The Independent have released a report questioning why Conservative backbench MP James Wharton, whose constituency has neither a significant Tamil nor Sinhala community, has travelled to Sri Lanka four times in nine months and made some controversial statements in Parliament defending Sri Lanka’s actions at the end of the war.

See here for full report.

Extracts reproduced below:

 “Questioned by The Independent over the level of his involvement in Sri Lanka affairs, Mr Wharton said: “I am very much not… the Sri Lankan government’s cheerleader.””

“Mr Wharton spoke out during a Parliamentary debate on Sri Lanka in February this year, saying that a report by a United Nations panel of experts, which detailed allegations of human rights violations by the Sri Lanka government and the rebel Tamil Tigers during the civil war, should be treated with caution. “Is it not clear that, while the report sets out a narrative and raises legitimate concerns, it must not be taken as a factual account?” he asked.”

“Asked about the frequency of his visits to Sri Lanka and the country’s High Commission in London he said: “I don’t think it’s disproportionate or unreasonable, no.””

“Mr Wharton said he had travelled to Sri Lanka with International Alert in March because “I felt it was important to go with other organisations and not be seen to be in the pocket of one side or the other”. The trip was jointly arranged with the Royal Commonwealth Society – which has Christopher Nonis, the Sri Lanka High Commissioner to the UK, as its deputy chairman.”

“Mr Wharton’s interest in Sri Lanka echoes that of the former Defence Secretary Liam Fox, who was a frequent visitor to the country despite having no obvious responsibilities for it.
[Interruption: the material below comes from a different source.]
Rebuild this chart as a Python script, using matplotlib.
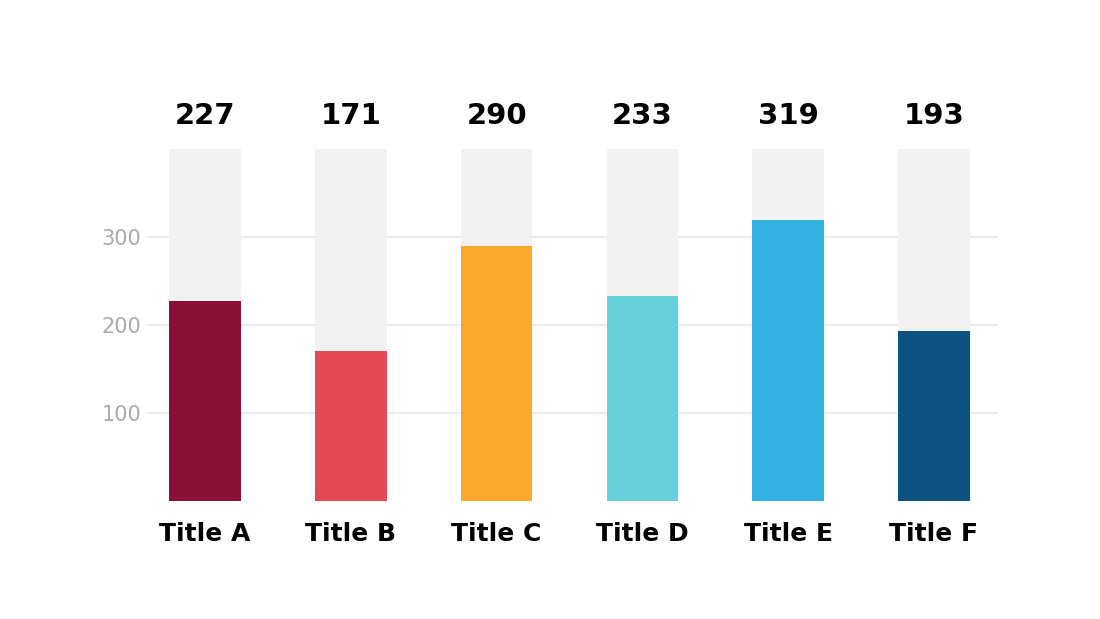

Dr Fox was forced to call off one visit to Colombo in late 2010 after his controversial assistant Adam Werritty had already flown on ahead amid reported concerns from the Foreign Office.”

“But John Mann, a Labour MP who has also travelled to Sri Lanka with the Royal Commonwealth Society, said the country still had “huge human rights problems” and that Mr Wharton had become too close to the government:

“There’s a reason why he has been invited so many times by the Sri Lankan government, paid for by the Sri Lankan government so many times and that they are wining and dining him so often at the Sri Lanka High Commission in London. This is not a very effective use of parliamentary time and he’s going to have difficulty explaining it to his constituents.””

James Wharton MP said in Parliament after his trip to Sri Lanka:

“The Sri Lankan Government launched a campaign to bring the civil war to an end – an effective but ruthless military campaign of the sort necessary to put down an organisation such as the LTTE using military means."